L'acte d'accusation le représente comme ayant étranglé sa victime, et ce crime serait le moindre de tous les crimes qu'il aurait commis.

Ces faits horribles tendraient à rendre vraisemblable tout ce qu'on a dit des ogres et des vampires, et la plume se refuse à les retracer. »

Même refus de nommer l'ignoble crime dans La Gazette de France, quoique le rédacteur semble prendre un certain plaisir à distiller des indices :

« [...] L'horrible projet que ce cannibale avait conçu, le forfait qu’il avait médité, s’exécutent : la jeune Debully est sans vie, le tigre a eu soif de son sang.

Ici notre plume s'arrête, le cœur saigne, l'imagination s’épouvante devant une série de crimes que pour la première fois la barbarie, la férocité ont enfantés.

Le soleil n'avait pas encore éclairé un pareil forfait ! C’est le festin d’Atrée !... »

Le jour du procès, le 24 novembre 1824, « une foule prodigieuse se press[e] longtemps avant l’heure de l’audience dans l’étroite enceinte de la Cour d’assises de Versailles », rapporte La Gazette de France

« Un mouvement d’indignation circule, la seule présence de cet homme fait frissonner, c’est à qui s’éloignera pour lui livrer passage, on craint d’approcher, on redoute le seul contact des vêtements de ce monstre. »

Fait rare : le crime est si atroce que la Cour décide que l’audience se tiendra à huis-clos.
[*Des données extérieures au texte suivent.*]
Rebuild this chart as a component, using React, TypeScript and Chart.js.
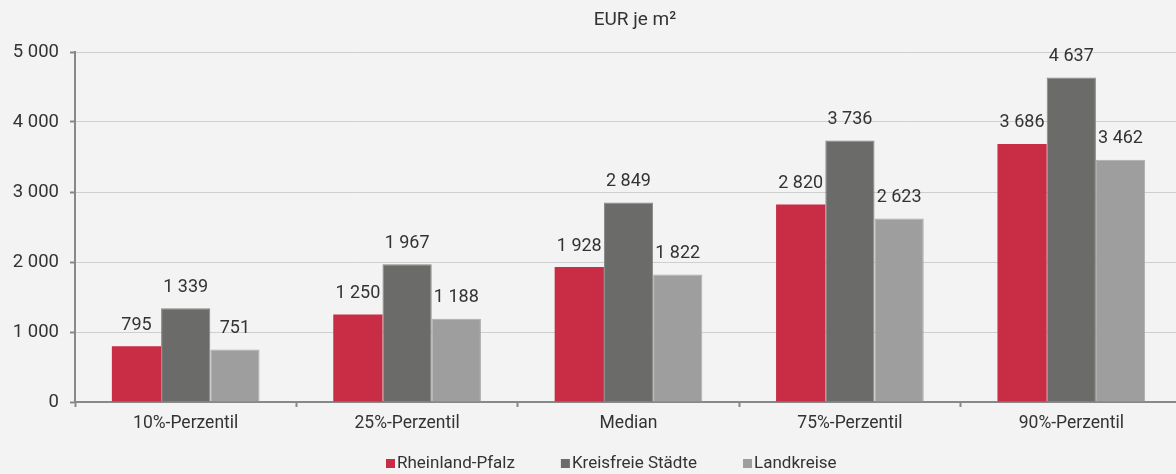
import React, { useEffect, useRef } from "react";
import { Chart, registerables } from "chart.js";

Chart.register(...registerables);

const categories = ["10%-Perzentil", "25%-Perzentil", "Median", "75%-Perzentil", "90%-Perzentil"];
const rheinlandPfalz = [795, 1250, 1928, 2820, 3686];
const kreisfreieStaedte = [1339, 1967, 2849, 3736, 4637];
const landkreise = [751, 1188, 1822, 2623, 3462];
const seriesNames = ["Rheinland-Pfalz", "Kreisfreie Städte", "Landkreise"];
const yTicks = [0, 1000, 2000, 3000, 4000, 5000];
const titleText = "EUR je m²";

const COLORS = ["#c92d45", "#6b6b69", "#9e9e9e"];
const TEXT = "#333333";
const FONT = "Roboto";

const fmt = (v: number) => String(v).replace(/\B(?=(\d{3})+(?!\d))/g, " ");

const labelsPlugin = {
  id: "valueLabels",
  afterDatasetsDraw(chart: any) {
    const ctx = chart.ctx;
    ctx.save();
    ctx.font = `18px ${FONT}`;
    ctx.fillStyle = TEXT;
    ctx.textAlign = "center";
    ctx.textBaseline = "alphabetic";
    chart.data.datasets.forEach((ds: any, di: number) => {
      const meta = chart.getDatasetMeta(di);
      meta.data.forEach((el: any, i: number) => {
        ctx.fillText(fmt(ds.data[i]), el.x, el.y - 16.5);
      });
    });
    ctx.restore();
  },
};

const decorPlugin = {
  id: "decor",
  afterDraw(chart: any) {
    const ctx = chart.ctx;
    ctx.save();
    // title
    ctx.font = `19px ${FONT}`;
    ctx.fillStyle = TEXT;
    ctx.textAlign = "center";
    ctx.textBaseline = "middle";
    ctx.fillText(titleText, 635, 20);
    // legend
    ctx.font = `17px ${FONT}`;
    ctx.textAlign = "left";
    let x = 386;
    seriesNames.forEach((name, i) => {
      ctx.fillStyle = COLORS[i];
      ctx.fillRect(x, 459, 9, 9);
      ctx.fillStyle = TEXT;
      ctx.fillText(name, x + 11, 464);
      x += 11 + ctx.measureText(name).width + 46;
    });
    ctx.restore();
  },
};

export default function App() {
  const ref = useRef<HTMLCanvasElement>(null);
  useEffect(() => {
    if (!ref.current) return;
    const chart = new Chart(ref.current, {
      type: "bar",
      data: {
        labels: categories,
        datasets: [
          { label: seriesNames[0], data: rheinlandPfalz, backgroundColor: COLORS[0] },
          { label: seriesNames[1], data: kreisfreieStaedte, backgroundColor: COLORS[1], borderColor: "#858583", borderWidth: 1 },
          { label: seriesNames[2], data: landkreise, backgroundColor: COLORS[2], borderColor: "#ababab", borderWidth: 1 },
        ],
      },
      options: {
        responsive: false,
        animation: false,
        layout: { padding: { top: 52, left: 0, right: 8, bottom: 0 } },
        datasets: { bar: { categoryPercentage: 0.667, barPercentage: 1 } },
        plugins: {
          legend: { display: false },
          title: { display: false },
          tooltip: { enabled: false },
        },
        scales: {
          x: {
            grid: { drawOnChartArea: false, drawTicks: true, tickLength: 5, tickColor: "#888888", tickWidth: 2 },
            border: { color: "#888888", width: 2 },
            ticks: { color: TEXT, font: { family: FONT, size: 17.5 }, padding: 6, maxRotation: 0 },
            afterFit(scale: any) {
              scale.height = 72;
            },
          },
          y: {
            min: 0,
            max: 5000,
            afterBuildTicks(scale: any) {
              scale.ticks = yTicks.map((v) => ({ value: v }));
            },
            grid: { color: "#cfcfcf", lineWidth: 1, tickLength: 5, tickColor: "#888888", tickWidth: 2 },
            border: { color: "#888888", width: 2 },
            ticks: {
              color: TEXT,
              font: { family: FONT, size: 18.5 },
              padding: 11,
              callback: (v: any) => fmt(Number(v)),
            },
            afterFit(scale: any) {
              scale.width = 75;
            },
          },
        },
      },
      plugins: [labelsPlugin, decorPlugin],
    });
    return () => chart.destroy();
  }, []);
  return (
    <div
      style={{
        position: "fixed",
        left: 0,
        top: 0,
        width: 1176,
        height: 474,
        overflow: "hidden",
        background: "#f3f3f3",
      }}
    >
      <canvas ref={ref} width={1190} height={474} style={{ display: "block" }} />
    </div>
  );
}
Le public est évacué, tant « les débats de cette affaire peuvent être dangereux pour les mœurs », commente La Gazette. 

À quoi ressemble ce « monstre » assoiffé de sang ? Le rédacteur insiste sur le caractère quelconque de Léger, en contradiction avec la nature extraordinaire des faits qui lui sont repprochés : 

« La figure de Léger exprime le calme de l’indifférence, ses traits sont assez réguliers, ses yeux petits, ses cheveux coupés courts sont presque blonds, ses regards sont constamment baissés, mais il les promène à la dérobée sur tout ce qui l’environne.

Pas la moindre frayeur, la plus légère altération n'apparaissaient sur cette physionomie sans mouvement, qui n'offre aucun caractère de férocité. »

S'ensuit un glaçant interrogatoire, retranscrit dans son intégralité par La Gazette de France :

« Plus le greffier avance dans la lecture des détails monstrueux donnés par l’accusé lui-même, plus l’immobilité de Léger est complète ; ses yeux se ferment. La lecture de l’acte d’accusation terminée, M. le président procède à l’interrogatoire de l’accusé.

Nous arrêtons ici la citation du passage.